Term referring to actions upon a blood vessel that alter its diameter

Vasomotor refers to actions upon a blood vessel which alter its diameter. More specifically, it can refer to vasodilator action and vasoconstrictor action.

==Control==
===Sympathetic innervation===
Sympathetic nerve fibers travel around the tunica media of the artery, secrete neurotransmitters such as norepinephrine into the extracellular fluid surrounding the smooth muscle (tunica media) from the terminal knob of the axon. The smooth muscle cell membranes have α and β-adrenergic receptors for these neurotransmitters. Activation of α-adrenergic receptors promotes vasoconstriction, while the activation of β-adrenergic receptors mediates the relaxation of muscle cells, resulting in vasodilation. Normally, α-adrenergic receptors predominate in smooth muscle of resistance vessels.

===Endothelium derived chemicals===
Endothelin, and angiotensin are the vasoconstrictors of smooth muscles while nitric oxide and prostacyclin are vasodilators of the smooth muscles.

==Pathology==
Some vasoactive chemicals such as vasodilator acetylcholine are known for causing reduced/increased blood flow in the tumours by vasomotor changes.

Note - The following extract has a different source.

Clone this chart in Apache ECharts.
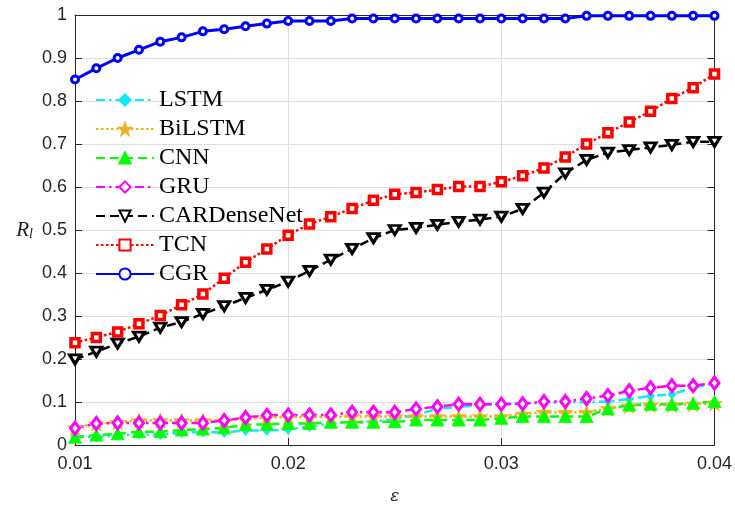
<!DOCTYPE html>
<html>
<head>
<meta charset="utf-8">
<script src="https://cdn.jsdelivr.net/npm/echarts@6/dist/echarts.min.js"></script>
<style>
  html, body { margin: 0; padding: 0; background: #fff; }
  #chart { width: 735px; height: 510px; }
</style>
</head>
<body>
<div id="chart"></div>
<script>
// Perturbation level (x axis)
const epsilon = [0.010, 0.011, 0.012, 0.013, 0.014, 0.015, 0.016, 0.017, 0.018, 0.019,
                 0.020, 0.021, 0.022, 0.023, 0.024, 0.025, 0.026, 0.027, 0.028, 0.029,
                 0.030, 0.031, 0.032, 0.033, 0.034, 0.035, 0.036, 0.037, 0.038, 0.039, 0.040];

const lstm = [0.020, 0.018, 0.022, 0.025, 0.024, 0.029, 0.030, 0.029, 0.034, 0.034,
              0.036, 0.043, 0.050, 0.053, 0.055, 0.060, 0.070, 0.084, 0.089, 0.093,
              0.096, 0.096, 0.099, 0.099, 0.100, 0.101, 0.107, 0.114, 0.118, 0.133, 0.143];
const bilstm = [0.040, 0.050, 0.053, 0.057, 0.057, 0.057, 0.057, 0.057, 0.060, 0.064,
                0.065, 0.065, 0.065, 0.066, 0.066, 0.066, 0.066, 0.066, 0.066, 0.066,
                0.066, 0.072, 0.076, 0.076, 0.076, 0.085, 0.091, 0.093, 0.093, 0.095, 0.097];
const cnn = [0.018, 0.023, 0.026, 0.031, 0.031, 0.035, 0.037, 0.040, 0.047, 0.048,
             0.050, 0.050, 0.053, 0.053, 0.053, 0.054, 0.058, 0.058, 0.058, 0.058,
             0.062, 0.066, 0.066, 0.066, 0.066, 0.084, 0.093, 0.095, 0.095, 0.097, 0.101];
const gru = [0.039, 0.050, 0.051, 0.051, 0.051, 0.051, 0.051, 0.057, 0.064, 0.069,
             0.070, 0.070, 0.070, 0.076, 0.076, 0.076, 0.084, 0.089, 0.095, 0.095,
             0.095, 0.096, 0.101, 0.101, 0.108, 0.115, 0.126, 0.133, 0.138, 0.138, 0.144];
const cardensenet = [0.199, 0.217, 0.236, 0.252, 0.273, 0.286, 0.305, 0.323, 0.342, 0.361,
                     0.380, 0.405, 0.431, 0.456, 0.481, 0.500, 0.505, 0.512, 0.519, 0.524,
                     0.531, 0.549, 0.587, 0.632, 0.663, 0.680, 0.686, 0.692, 0.698, 0.705, 0.705];
const tcn = [0.238, 0.250, 0.263, 0.282, 0.301, 0.326, 0.351, 0.388, 0.425, 0.456,
             0.488, 0.514, 0.531, 0.550, 0.569, 0.583, 0.587, 0.594, 0.601, 0.601,
             0.612, 0.626, 0.644, 0.670, 0.700, 0.726, 0.751, 0.776, 0.806, 0.831, 0.863];
const cgr = [0.850, 0.876, 0.900, 0.919, 0.938, 0.948, 0.962, 0.967, 0.974, 0.980,
             0.986, 0.986, 0.986, 0.992, 0.992, 0.992, 0.992, 0.992, 0.992, 0.992,
             0.992, 0.992, 0.992, 0.992, 0.998, 0.998, 0.998, 0.998, 0.998, 0.998, 0.998];

const seriesNames = ['LSTM', 'BiLSTM', 'CNN', 'GRU', 'CARDenseNet', 'TCN', 'CGR'];
const xTicks = [0.01, 0.02, 0.03, 0.04];

const STAR = 'path://M0,-10 L2.35,-3.24 L9.51,-3.09 L3.8,1.24 L5.88,8.09 L0,4 L-5.88,8.09 L-3.8,1.24 L-9.51,-3.09 L-2.35,-3.24 Z';
const DASHDOT = [9, 4, 2.5, 4];
const DASHED = [9, 5];
const DOTTED = [2.5, 2.5];

function pairs(ys) {
  return ys.map((v, i) => [epsilon[i], v]);
}

function lineSeries(name, ys, color, type, symbol, size, hollow, extra) {
  return Object.assign({
    name: name,
    type: 'line',
    data: pairs(ys),
    symbol: symbol,
    symbolSize: size,
    showAllSymbol: true,
    lineStyle: { color: color, width: 2.5, type: type },
    itemStyle: hollow
      ? { color: '#ffffff', borderColor: color, borderWidth: 3 }
      : { color: color, borderColor: color, borderWidth: 0.8 },
    emphasis: { disabled: true }
  }, extra || {});
}

const chart = echarts.init(document.getElementById('chart'), null, { renderer: 'canvas' });

const axisText = { color: '#262626', fontFamily: 'Liberation Sans, Arial, sans-serif', fontSize: 18 };

chart.setOption({
  animation: false,
  backgroundColor: '#ffffff',
  grid: { left: 75, right: 13, top: 15, bottom: 56, containLabel: false },
  legend: {
    orient: 'vertical',
    left: 90,
    top: 83,
    itemWidth: 58,
    itemHeight: 14,
    itemGap: 5,
    data: seriesNames,
    textStyle: { fontFamily: 'Liberation Serif, Times New Roman, serif', fontSize: 24, color: '#000', lineHeight: 24 }
  },
  xAxis: [{
    type: 'value',
    min: 0.01, max: 0.04, interval: 0.01,
    name: 'ε',
    nameLocation: 'middle',
    nameGap: 43,
    nameTextStyle: { fontFamily: 'DejaVu Serif, serif', fontStyle: 'italic', fontSize: 17, color: '#262626' },
    axisLine: { show: true, onZero: false, lineStyle: { color: '#262626', width: 1 } },
    axisTick: { show: true, inside: true, length: 7, lineStyle: { color: '#262626' } },
    axisLabel: Object.assign({ margin: 10, formatter: v => xTicks.includes(+v.toFixed(3)) ? v.toFixed(2) : '' }, axisText),
    splitLine: { show: true, lineStyle: { color: '#dedede', width: 1 } }
  }, {
    type: 'value', position: 'top',
    min: 0.01, max: 0.04, interval: 0.01,
    axisLine: { show: true, onZero: false, lineStyle: { color: '#262626', width: 1 } },
    axisTick: { show: true, inside: true, length: 7, lineStyle: { color: '#262626' } },
    axisLabel: { show: false },
    splitLine: { show: false }
  }],
  yAxis: [{
    type: 'value',
    min: 0, max: 1, interval: 0.1,
    name: '{r|R}{s|l}',
    nameLocation: 'middle',
    nameRotate: 0,
    nameGap: 42,
    nameTextStyle: {
      rich: {
        r: { fontFamily: 'Liberation Serif, serif', fontStyle: 'italic', fontSize: 21, color: '#262626' },
        s: { fontFamily: 'Liberation Serif, serif', fontStyle: 'italic', fontSize: 14, color: '#262626', verticalAlign: 'bottom', padding: [8, 0, 0, 0] }
      }
    },
    axisLine: { show: true, onZero: false, lineStyle: { color: '#262626', width: 1 } },
    axisTick: { show: true, inside: true, length: 7, lineStyle: { color: '#262626' } },
    axisLabel: Object.assign({ margin: 8, formatter: v => +v.toFixed(1) + '' }, axisText),
    splitLine: { show: true, lineStyle: { color: '#dedede', width: 1 } }
  }, {
    type: 'value', position: 'right',
    min: 0, max: 1, interval: 0.1,
    axisLine: { show: true, onZero: false, lineStyle: { color: '#262626', width: 1 } },
    axisTick: { show: true, inside: true, length: 7, lineStyle: { color: '#262626' } },
    axisLabel: { show: false },
    splitLine: { show: false }
  }],
  series: [
    lineSeries('LSTM', lstm, '#14e6f2', DASHDOT, 'diamond', [8, 10], false),
    lineSeries('BiLSTM', bilstm, '#EDB120', DOTTED, STAR, 15, false),
    lineSeries('CNN', cnn, '#00ff00', DASHED, 'triangle', [13, 12], false),
    lineSeries('GRU', gru, '#ff00ff', DASHDOT, 'diamond', [9, 12], true),
    lineSeries('CARDenseNet', cardensenet, '#000000', DASHED, 'triangle', [11, 9], true, { symbolRotate: 180 }),
    lineSeries('TCN', tcn, '#ff0000', DOTTED, 'rect', [8, 8], true, { itemStyle: { color: '#ffffff', borderColor: '#ff0000', borderWidth: 3.5 } }),
    lineSeries('CGR', cgr, '#0000ff', 'solid', 'circle', [7, 7], true, { lineStyle: { color: '#0000ff', width: 3, type: 'solid' } })
  ]
});
</script>
</body>
</html>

Inadequate blood supply to the tumour cells can cause the cells to be radio-resistant and resulted in reduced accessibility to chemotherapeutic agents.

Injuries to nerves of the lower trunk of the brachial plexus (Klumpke's paralysis) and compression of median nerve at the flexor retinaculum of the hand (Carpal Tunnel Syndrome) can cause vasomotor changes at the areas innervated by the nerves. This area of the skin will become warmer because of vasodilation (loss of vasoconstriction).

Depression of the vasomotor center of the brain can cause the loss of vasomotor tone of blood vessels, resulting in massive dilatation of veins. This will result in a condition called as neurogenic shock.